Han Solo and Chewbacca, friends since 1977

Han Solo and Chewbacca, friends since 1977

Take cue from kids in making friends

We lost a king. A peanut farmer took the Oval Office. The Rebel Alliance was victorious over the Galactic Empire. And a scrawny, 7-year-old, would-be columnist was relocated across town.

It was 1977, and everything had changed. My family moved from a small house in Midtown to East Memphis where I started second grade at St. Louis Elementary School. Though the landscape was much the same – a heavy canopy of oaks and magnolias and dogwood trees – that 6 miles from house to house might as well have been a world away.

I had left Central Avenue, where I’d learned to ride a bike and explored the block I’d come to know by heart for the unknown just off Mendenhall Road. Also left behind were nearby cousins and a friend who would run that block with me.

How does a kid whose world has just changed make new friends? There was no social media then, no planned play dates as I recall. Seven-year-old me simply walked out the front door and there were Liz and Lisa who lived next door and across the street respectively. From Day 1, I imagine, we were climbing those trees, racing that block on our bikes and walking to and from school together. It seems so easy in retrospect, so simply innocent in a child’s desire to be around like minds and like energy.

The three of us recently visited, Lisa in town from her home in New Mexico, and we shared stories from those days in the ‘70s, caught up on life events in the intervening years, and got to know each others’ children.

Things seem more complicated these days with so much of our lives, and our kids’ lives, taking place virtually. They text instead of call, comment instead of converse. More time is spent indoors at a screen than outdoors in a tree.

How do today’s kids make friends? It’s something I think about each year at the beginning of school. Along with pencils, notebook paper, folders and glue sticks, I wonder if my kids have enough friends to go along with all of those school supplies. The social aspect of school, how a future adult moves within his or her world, is as important as their grasp of equations and Shakespeare.
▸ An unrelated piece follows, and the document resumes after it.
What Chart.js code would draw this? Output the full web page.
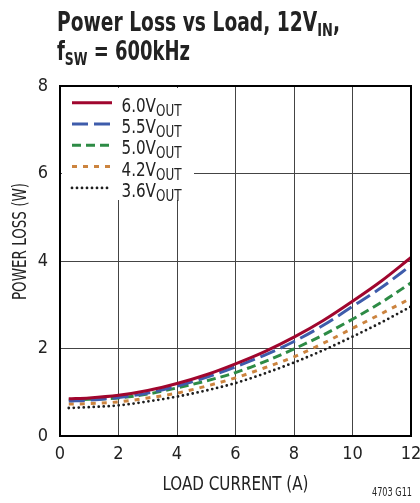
<!DOCTYPE html>
<html><head><meta charset="utf-8">
<script src="https://cdn.jsdelivr.net/npm/chart.js@4"></script>
<style>html,body{margin:0;padding:0;background:#fff;}#wrap{position:relative;width:420px;height:503px;}</style>
</head><body><div id="wrap"><canvas id="c" width="420" height="503"></canvas></div>
<script>
const loadCurrent = [0.3, 1, 2, 3, 4, 5, 6, 7, 8, 9, 10, 11, 12];
const loss60 = [0.85, 0.87, 0.93, 1.04, 1.20, 1.40, 1.65, 1.93, 2.26, 2.64, 3.08, 3.55, 4.08];
const loss55 = [0.80, 0.82, 0.88, 0.98, 1.14, 1.34, 1.58, 1.85, 2.16, 2.53, 2.96, 3.40, 3.90];
const loss50 = [0.83, 0.84, 0.87, 0.96, 1.10, 1.26, 1.45, 1.70, 1.99, 2.31, 2.67, 3.06, 3.50];
const loss42 = [0.73, 0.74, 0.78, 0.87, 0.98, 1.14, 1.33, 1.56, 1.81, 2.12, 2.46, 2.80, 3.15];
const loss36 = [0.64, 0.66, 0.70, 0.79, 0.90, 1.04, 1.21, 1.43, 1.68, 1.96, 2.27, 2.60, 2.96];
const seriesVolts = ['6.0', '5.5', '5.0', '4.2', '3.6'];
const xTickValues = [0, 2, 4, 6, 8, 10, 12];
const yTickValues = [0, 2, 4, 6, 8];

const NARROW = '"Liberation Sans Narrow", "DejaVu Sans Condensed", "Arial Narrow", sans-serif';
const styles = [
  {color: '#a0062e', dash: [], width: 3, cap: 'butt'},
  {color: '#3e5cab', dash: [16, 6], width: 3, cap: 'butt'},
  {color: '#2d8b45', dash: [9, 5], width: 3, cap: 'butt'},
  {color: '#cc843f', dash: [5, 6], width: 3, cap: 'butt'},
  {color: '#1e1e1e', dash: [0, 5], width: 2.8, cap: 'round'}
];
const seriesData = [loss60, loss55, loss50, loss42, loss36];

const datasets = seriesData.map((arr, i) => ({
  label: seriesVolts[i] + 'VOUT',
  data: loadCurrent.map((x, j) => ({x: x, y: arr[j]})),
  borderColor: styles[i].color,
  borderDash: styles[i].dash,
  borderWidth: styles[i].width,
  borderCapStyle: styles[i].cap,
  pointRadius: 0,
  fill: false,
  cubicInterpolationMode: 'monotone'
}));

function fontStr(p) { return (p.bold ? 'bold ' : '') + p.size + 'px ' + NARROW; }
function drawRich(ctx, parts, x, y, targetW, align) {
  let w = 0;
  parts.forEach(p => { ctx.font = fontStr(p); p.w = ctx.measureText(p.t).width; w += p.w; });
  const sx = targetW ? targetW / w : 1;
  ctx.save();
  ctx.textAlign = 'left';
  ctx.textBaseline = 'alphabetic';
  let startX = x;
  if (align === 'right') startX = x - w * sx;
  if (align === 'center') startX = x - w * sx / 2;
  ctx.translate(startX, y);
  ctx.scale(sx, 1);
  let cx = 0;
  parts.forEach(p => { ctx.font = fontStr(p); ctx.fillText(p.t, cx, p.dy || 0); cx += p.w; });
  ctx.restore();
}

const annot = {
  id: 'annot',
  afterDatasetsDraw(chart) {
    const ctx = chart.ctx;
    const a = chart.chartArea;
    ctx.save();
    ctx.strokeStyle = '#000';
    ctx.lineWidth = 2;
    ctx.strokeRect(a.left, a.top, a.right - a.left, a.bottom - a.top);
    ctx.restore();
    ctx.save();
    ctx.fillStyle = '#fff';
    ctx.fillRect(a.left + 2, a.top + 2, 132, 112);
    const rowY0 = a.top + 16.7, rowGap = 21.3;
    seriesVolts.forEach((v, i) => {
      const y = rowY0 + i * rowGap;
      const s = styles[i];
      ctx.beginPath();
      ctx.strokeStyle = s.color;
      ctx.lineWidth = s.width;
      ctx.lineCap = s.cap;
      ctx.setLineDash(s.dash);
      ctx.moveTo(a.left + 12, y);
      ctx.lineTo(a.left + 52, y);
      ctx.stroke();
      ctx.setLineDash([]);
      ctx.fillStyle = '#222';
      drawRich(ctx, [
        {t: v + 'V', size: 19},
        {t: 'OUT', size: 15, dy: 4}
      ], a.left + 61.5, y + 9, 60);
    });
    ctx.restore();
  },
  afterDraw(chart) {
    const ctx = chart.ctx;
    const a = chart.chartArea;
    ctx.save();
    ctx.fillStyle = '#222';
    drawRich(ctx, [
      {t: 'Power Loss vs Load, 12V', size: 26, bold: true},
      {t: 'IN', size: 18, bold: true, dy: 5},
      {t: ',', size: 26, bold: true}
    ], 57, 31, 283);
    drawRich(ctx, [
      {t: 'f', size: 26, bold: true},
      {t: 'SW', size: 18, bold: true, dy: 5},
      {t: ' = 600kHz', size: 26, bold: true}
    ], 57, 60, 133);
    drawRich(ctx, [{t: 'LOAD CURRENT (A)', size: 19}], (a.left + a.right) / 2, 490, 146, 'center');
    ctx.save();
    ctx.translate(25.5, 241.5);
    ctx.rotate(-Math.PI / 2);
    drawRich(ctx, [{t: 'POWER LOSS (W)', size: 19}], 0, 0, 117, 'center');
    ctx.restore();
    drawRich(ctx, [{t: '4703 G11', size: 12}], 412, 496, 40, 'right');
    ctx.restore();
  }
};

new Chart(document.getElementById('c'), {
  type: 'line',
  data: {datasets: datasets},
  options: {
    responsive: false,
    animation: false,
    devicePixelRatio: 1,
    layout: {padding: {top: 86, right: 9, left: 0, bottom: 0}},
    plugins: {legend: {display: false}, tooltip: {enabled: false}, title: {display: false}},
    scales: {
      x: {
        type: 'linear', min: 0, max: 12,
        afterBuildTicks: s => { s.ticks = xTickValues.map(v => ({value: v})); },
        afterFit: s => { s.height = 67; s.paddingLeft = 0; s.paddingRight = 0; },
        ticks: {font: {family: NARROW, size: 18}, color: '#222', padding: 8, maxRotation: 0},
        grid: {color: '#444', lineWidth: 1, drawTicks: false},
        border: {display: true, color: '#000', width: 2}
      },
      y: {
        type: 'linear', min: 0, max: 8,
        afterBuildTicks: s => { s.ticks = yTickValues.map(v => ({value: v})); },
        afterFit: s => { s.width = 60; s.paddingTop = 0; s.paddingBottom = 0; },
        ticks: {font: {family: NARROW, size: 18}, color: '#222', padding: 12},
        grid: {color: '#444', lineWidth: 1, drawTicks: false},
        border: {display: true, color: '#000', width: 2}
      }
    }
  },
  plugins: [annot]
});
</script>
</body></html>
I ask them every evening for the first few weeks of school if they made any new friends. They usually do. “How?” I asked my youngest, a newly minted third-grader, this year.

“She had a lot of crayons and I said, ‘That’s a lot of crayons,’ and we were friends.”

Simple.

We could all take a cue from our children sometimes. I do almost daily. Once we drop all the pretenses, the expectations, the anxiety and fear that we carry around as adults, it all comes down to just saying hello, doesn’t it?

I’m not sure who first approached whom on that block in 1977 or what it was we found we had in common. Maybe it was a fondness for the silenced voice of Elvis Presley or the excitement when Darth Vader first appeared on screen. Or maybe it was something as simple as a shared love of crayons.